Johnny English Reborn

First things first – the first twenty minutes of Johnny English Reborn are rubbish. There’s a stereotypical vaguely Eastern training montage, there’s a bit with a cat, Rowan Atkinson falls off a thing and people worth more than this film look at him in that quizzical way people look in films like Johnny English. But once it’s got its story on straight, its direction secured and Atkinson is allowed free rein with that incredible word-producing face of his, it’s all a lot more passable. Is it what we’ve been waiting for from Atkinson ever since the Blackadder boys went over the top? Of course not. But it’ll have to do for now.

After spending years as MI7’s most brilliant agent (really?), it seems that Johnny English’s luck changed one fateful, mysterious mission in Mozambique. Disgraced, humiliated and packed off to Tibet to watch monks kick eachother in the crotch for a few months, we’re forced to waste a bit of time waiting for the plot to kick in as Johnny swings between failing (hilariously) miserably at being a Kung Fu master and improbably (hilariously) kicking the shit out of everyone.

Before we’ve had too long to figure out which bit is meant to be the joke, English gets a call that puts him on the next flight back to London. It appears that a tip has come in as to the whereabouts of an infamous gang determined to kill the Chinese Premier – and the source will only talk to one man. All of a sudden, English is heading up a brand new mission: find out those responsible for the evil plot, track them down and save the the leader of China. He’s got a brand new wing-man in the form of young Mr Tucker (Pyschoville‘s Daniel Kaluuya), a challenger agent in the dashing Simon Ambrose (Dominic West) and everything to prove. Again. Now, if only he had a dishy, wide-eyed but mainly superfluous Rosamund Pike-type to help him out along the way.

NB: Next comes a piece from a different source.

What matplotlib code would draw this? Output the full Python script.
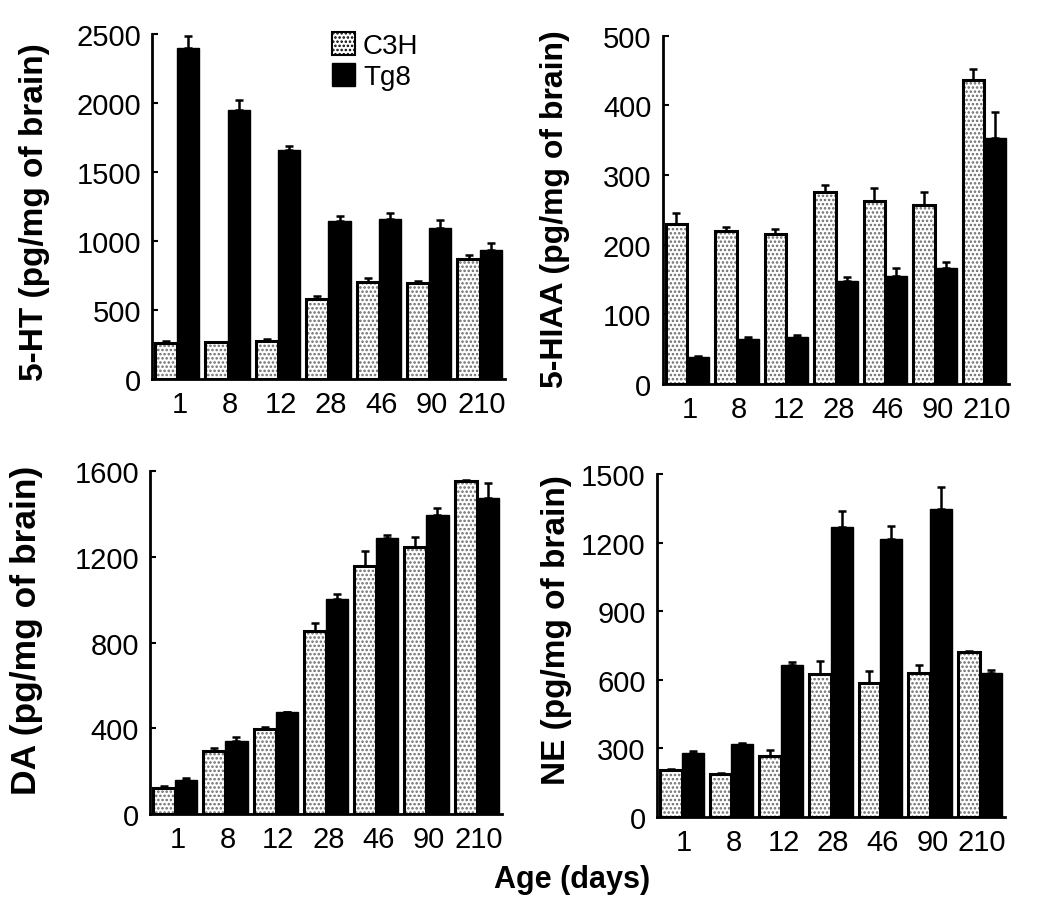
import matplotlib
matplotlib.use("Agg")
import matplotlib.pyplot as plt
from matplotlib.patches import Patch
import numpy as np

plt.rcParams['font.family'] = ['Liberation Sans', 'DejaVu Sans']
plt.rcParams['hatch.linewidth'] = 1.2

ages = ["1", "8", "12", "28", "46", "90", "210"]

# 5-HT
ht_c3h = [260, 265, 278, 580, 705, 696, 870]
ht_c3h_err = [15, 5, 12, 24, 29, 17, 31]
ht_tg8 = [2400, 1950, 1662, 1147, 1164, 1094, 937]
ht_tg8_err = [89, 75, 29, 36, 39, 60, 48]

# 5-HIAA
hiaa_c3h = [230, 219, 215, 276, 263, 257, 436]
hiaa_c3h_err = [15, 7, 8, 9, 19, 19, 17]
hiaa_tg8 = [38, 64, 68, 148, 155, 167, 353]
hiaa_tg8_err = [2, 3, 2, 6, 12, 8, 37]

# DA
da_c3h = [120, 295, 396, 854, 1157, 1245, 1553]
da_c3h_err = [9, 15, 11, 36, 70, 48, 3]
da_tg8 = [160, 342, 474, 1002, 1289, 1393, 1472]
da_tg8_err = [6, 15, 3, 23, 11, 36, 73]

# NE
ne_c3h = [205, 190, 265, 625, 585, 630, 720]
ne_c3h_err = [3, 3, 29, 58, 55, 33, 7]
ne_tg8 = [280, 320, 665, 1270, 1215, 1345, 630]
ne_tg8_err = [7, 4, 12, 68, 58, 98, 12]

fig = plt.figure(figsize=(10.5, 9.12), dpi=100)

panels = [
    # (rect, c3h, c3h_err, tg8, tg8_err, ymax, ticks, label, label_xy, label_size)
    ([0.1448, 0.5833, 0.336, 0.378], ht_c3h, ht_c3h_err, ht_tg8, ht_tg8_err,
     2500, [0, 500, 1000, 1500, 2000, 2500], "5-HT (pg/mg of brain)", (-0.289, 0.487), 24),
    ([0.631, 0.578, 0.330, 0.3816], hiaa_c3h, hiaa_c3h_err, hiaa_tg8, hiaa_tg8_err,
     500, [0, 100, 200, 300, 400, 500], "5-HIAA (pg/mg of brain)", (-0.268, 0.506), 23),
    ([0.1429, 0.1064, 0.335, 0.376], da_c3h, da_c3h_err, da_tg8, da_tg8_err,
     1600, [0, 400, 800, 1200, 1600], "DA (pg/mg of brain)", (-0.304, 0.539), 25.5),
    ([0.6257, 0.1031, 0.331, 0.376], ne_c3h, ne_c3h_err, ne_tg8, ne_tg8_err,
     1500, [0, 300, 600, 900, 1200, 1500], "NE (pg/mg of brain)", (-0.244, 0.548), 24),
]

x = np.arange(len(ages))
w = 0.44

axes = []
for rect, c3h, c3h_err, tg8, tg8_err, ymax, ticks, label, lxy, lsize in panels:
    ax = fig.add_axes(rect)
    # stippled C3H bars: hatch in grey first, then black outline
    ax.bar(x - w / 2, c3h, w, color="white", hatch="....", edgecolor="#6a6a6a",
           linewidth=0, zorder=2)
    ax.bar(x - w / 2, c3h, w, fill=False, edgecolor="black", linewidth=2.2, zorder=3)
    ax.bar(x + w / 2, tg8, w, color="black", edgecolor="black", linewidth=1, zorder=3)
    ax.errorbar(x - w / 2, c3h, yerr=[np.zeros(len(c3h)), c3h_err], fmt="none",
                ecolor="black", elinewidth=1.8, capsize=3, capthick=1.8, zorder=4)
    ax.errorbar(x + w / 2, tg8, yerr=[np.zeros(len(tg8)), tg8_err], fmt="none",
                ecolor="black", elinewidth=1.8, capsize=3, capthick=1.8, zorder=4)

    ax.set_xlim(-0.5, len(ages) - 0.5)
    ax.set_ylim(0, ymax)
    ax.set_yticks(ticks)
    ax.set_xticks(x + 0.05)
    ax.set_xticklabels(ages)
    ax.spines["top"].set_visible(False)
    ax.spines["right"].set_visible(False)
    ax.spines["left"].set_linewidth(2)
    ax.spines["bottom"].set_linewidth(2)
    ax.tick_params(axis="y", direction="in", length=4, width=1.5, labelsize=21, pad=8)
    ax.tick_params(axis="x", length=0, labelsize=21, pad=8)
    ax.set_ylabel(label, fontsize=lsize, fontweight="bold")
    ax.yaxis.set_label_coords(*lxy)
    axes.append(ax)

handles = [Patch(facecolor="white", edgecolor="black", hatch="....", linewidth=1.5),
           Patch(facecolor="black", edgecolor="black")]
axes[0].legend(handles, ["C3H", "Tg8"], loc="upper left", bbox_to_anchor=(0.48, 1.04),
               frameon=False, fontsize=20, handlelength=0.8, handleheight=0.9,
               handletextpad=0.3, labelspacing=0.15, borderaxespad=0)

fig.text(0.545, 0.035, "Age (days)", ha="center", va="center", fontsize=22,
         fontweight="bold")

fig.savefig("out.png", dpi=100)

Oh wait…

Johnny English Reborn is a strange little film, never quite sure of who its pitching to and what it’s supposed to be mocking. On a very basic level it starts furiously ticking the physical comedy boxes as soon as the credits push off; ill-timed cats, unfortunately placed yoga balls, mix-ups during weapon demonstration, all the tropes we’ve come to know and bear with in sub-standard comedies are out in full force. But mixed in with all this by-numbers chuckle-promotion are genuinely surprising joys – a set-piece involving the hijacking a holiday yacht “on the service of her majesty”, and all the bemused occupants being utterly delighted is a highlight – and this only serves to underline the fact that the cast and crew are worth so much more than an idea that was done to death by Mike Myers years ago. The deft cast and good editing ensure that we zip along at a perfectly satisfactory pace; leaping from country to country, from helicopters to wheelchairs, from golf courses to snowy mountain-tops in pursuit of our criminal and our climax. And then suddenly Johnny mixes up someone’s mum for a baddie again, and you can’t help but want to kill everyone involved out of pure frustration.

At the end of the day, the strengths of Johnny English Reborn come from a cast that forgives the film its premise. Dominic West and Rosamund Pike are on as good a form as they ever are, Kaluuya is a nice addition as Tucker, and Rowan Atkinson is, forever, a joy. But this is not a cast that requires an explosions budget in order to create compelling, hilarious cinema. By far the funniest sequence in Johnny English 2 involves – in its entirety- Rowan Atkinson struggling to control a chair. It’s simple, it’s about three shots and lasts a minute and a half. And it’s totally, utterly wonderful. Put down the gun, Rowan, put down the contract with Universal and put down the hilarious associated merchandise – we deserve better than Johnny English. We deserve you.